Abstract

Lewontin (1974a), in his provocative essay ‘Darwin and Mendel — The Materialist Revolution,’ suggests that by the time On the Origin of Species was published in 1859, the notion of evolving species was already firmly established in both lay and academic circles. Embedding the evolutionary species concept in a matrix of new evolutionary thought in many areas of the arts, natural sciences, and social sciences during the late eighteenth and first half of the nineteenth centuries, he points to a different significance of the Darwinian revolution. The emerging evolutionary worldview was incompatible with the philosophical tradition, stretching back to the Greeks, which, although patently metaphysical, still dominated nineteenth century thought: viz. Platonic idealism and Aristotelian essentialism (Popper 1961, 1963). Idealism views the material objects of the world as imperfect embodiments of fundamental, unchanging essences or ideal formal structures.

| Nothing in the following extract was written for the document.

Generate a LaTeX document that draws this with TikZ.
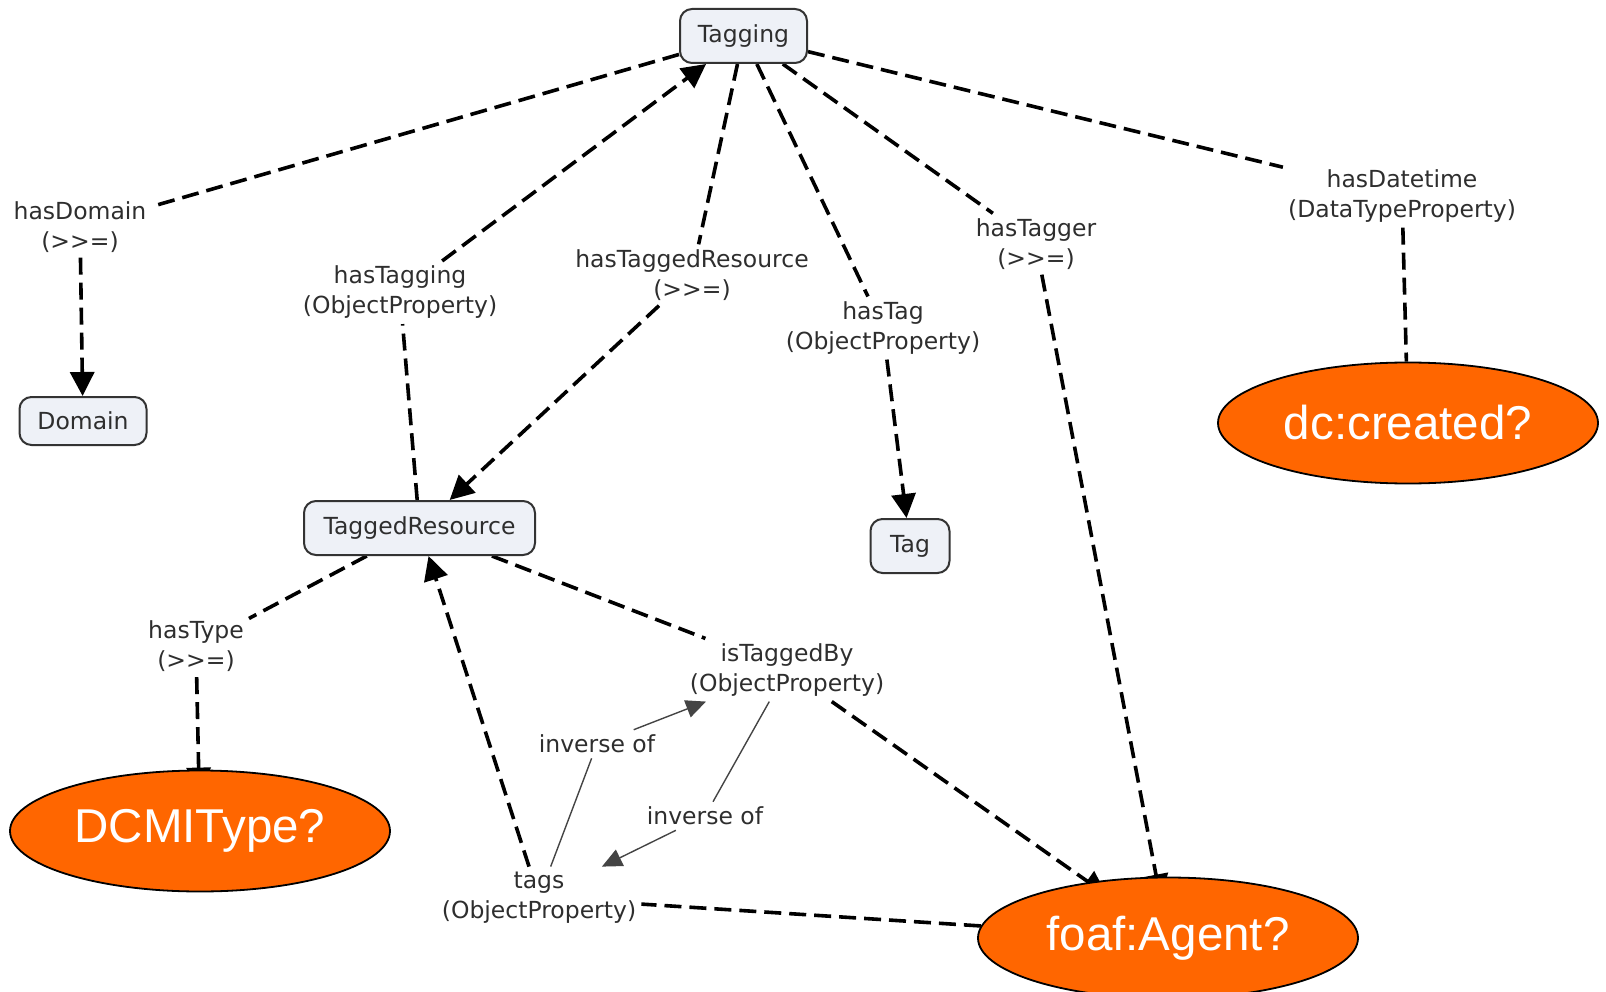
\documentclass[tikz,border=0pt]{standalone}
\usepackage{fontspec}
\setmainfont{DejaVu Sans}
\newfontfamily\ovalfont{Liberation Sans}
\usetikzlibrary{arrows.meta,shapes.geometric}
\pgfdeclarelayer{bg}
\pgfsetlayers{bg,main}
\definecolor{boxfill}{HTML}{EEF1F7}
\definecolor{boxline}{HTML}{333333}
\definecolor{txt}{HTML}{2E2E2E}
\definecolor{agentorange}{HTML}{FF6600}
\definecolor{invgray}{HTML}{444444}
\tikzset{
  concept/.style={draw=boxline, line width=2pt, fill=boxfill, rounded corners=12pt,
    text=txt, font=\fontsize{23.5}{30}\selectfont, inner sep=0pt},
  oval/.style={ellipse, draw=black, line width=1.8pt, fill=agentorange, text=white,
    font=\ovalfont\fontsize{47.5}{50}\selectfont, inner sep=0pt,
    minimum width=380pt, minimum height=121pt},
  link/.style={text=txt, font=\fontsize{23.5}{30}\selectfont, align=center, inner sep=5pt},
  rel/.style={line width=3.6pt, dash pattern=on 17pt off 8pt},
  relarrow/.style={rel, -{Triangle[length=24pt,width=24pt]}},
  hiddenarrow/.style={rel, shorten >=-22pt, -{Triangle[length=24pt,width=24pt]}},
  invline/.style={draw=invgray, line width=1.4pt},
  invarrow/.style={invline, -{Triangle[length=20pt,width=18pt]}}
}
\begin{document}
\begin{tikzpicture}[x=1pt,y=-1pt]
\useasboundingbox (0,0) rectangle (1606,992);
% concepts
\node[concept, minimum width=127pt, minimum height=54pt] (tagging) at (743.5,36) {Tagging};
\node[concept, minimum width=127pt, minimum height=48pt] (domain) at (83,421) {Domain};
\node[concept, minimum width=231pt, minimum height=54pt] (tres) at (419.5,528) {TaggedResource};
\node[concept, minimum width=79pt, minimum height=54pt] (tag) at (910,546) {Tag};
\node[oval] (dcmi) at (200,831) {DCMIType?};
\node[oval] (agent) at (1168,938) {foaf:Agent?};
\node[oval] (created) at (1408,423) {dc:created?};
% linking phrases
\node[link] (hasdomain) at (80,227) {hasDomain\\(>{}>=)};
\node[link] (hastagging) at (400,292.5) {hasTagging\\(ObjectProperty)};
\node[link] (hastres) at (692,275) {hasTaggedResource\\(>{}>=)};
\node[link] (hastag) at (883,328) {hasTag\\(ObjectProperty)};
\node[link] (hastagger) at (1036,244) {hasTagger\\(>{}>=)};
\node[link] (hasdatetime) at (1402,196) {hasDatetime\\(DataTypeProperty)};
\node[link] (hastype) at (196,646.5) {hasType\\(>{}>=)};
\node[link] (istaggedby) at (787,670) {isTaggedBy\\(ObjectProperty)};
\node[link] (tags) at (539,897.5) {tags\\(ObjectProperty)};
\node[link] (inv1) at (597,744) {inverse of};
\node[link] (inv2) at (705,816) {inverse of};
% connectors
\begin{pgfonlayer}{bg}
\draw[rel] (tagging) -- (hasdomain);
\draw[relarrow] (hasdomain) -- (domain);
\draw[rel] (tres) -- (hastagging);
\draw[relarrow] (hastagging) -- (tagging);
\draw[rel] (tagging) -- (hastres);
\draw[relarrow] (hastres) -- (tres);
\draw[rel] (tagging) -- (hastag);
\draw[relarrow] (hastag) -- (tag);
\draw[rel] (tagging) -- (hastagger);
\draw[hiddenarrow] (hastagger) -- (agent);
\draw[rel] (tagging) -- (hasdatetime);
\draw[rel] (hasdatetime) -- (created);
\draw[rel] (tres) -- (hastype);
\draw[hiddenarrow] (hastype) -- (dcmi);
\draw[rel] (tres) -- (istaggedby);
\draw[hiddenarrow] (istaggedby) -- (agent);
\draw[rel] (agent) -- (tags);
\draw[relarrow] (tags) -- (tres);
\draw[invline] (tags) -- (inv1);
\draw[invarrow] (inv1) -- (istaggedby);
\draw[invline] (istaggedby) -- (inv2);
\draw[invarrow] (inv2) -- (tags);
\end{pgfonlayer}
\end{tikzpicture}
\end{document}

Plato drew the analogy of shadows cast on a cave wall for the imperfect reflections which constitute the objects we can perceive with our senses, although Aristotle sought his version of essential forms within particulate matter, and not in some spectral transcendental realm. Lovejoy (1936), Wiener (1949), Peckham (1959), and Ghiselin (1969) suggest that the nascent evolutionary worldview engendered a reaction to metaphysical essentialism, especially in politics and economics, which eventually paved the way for the Darwinian revolution.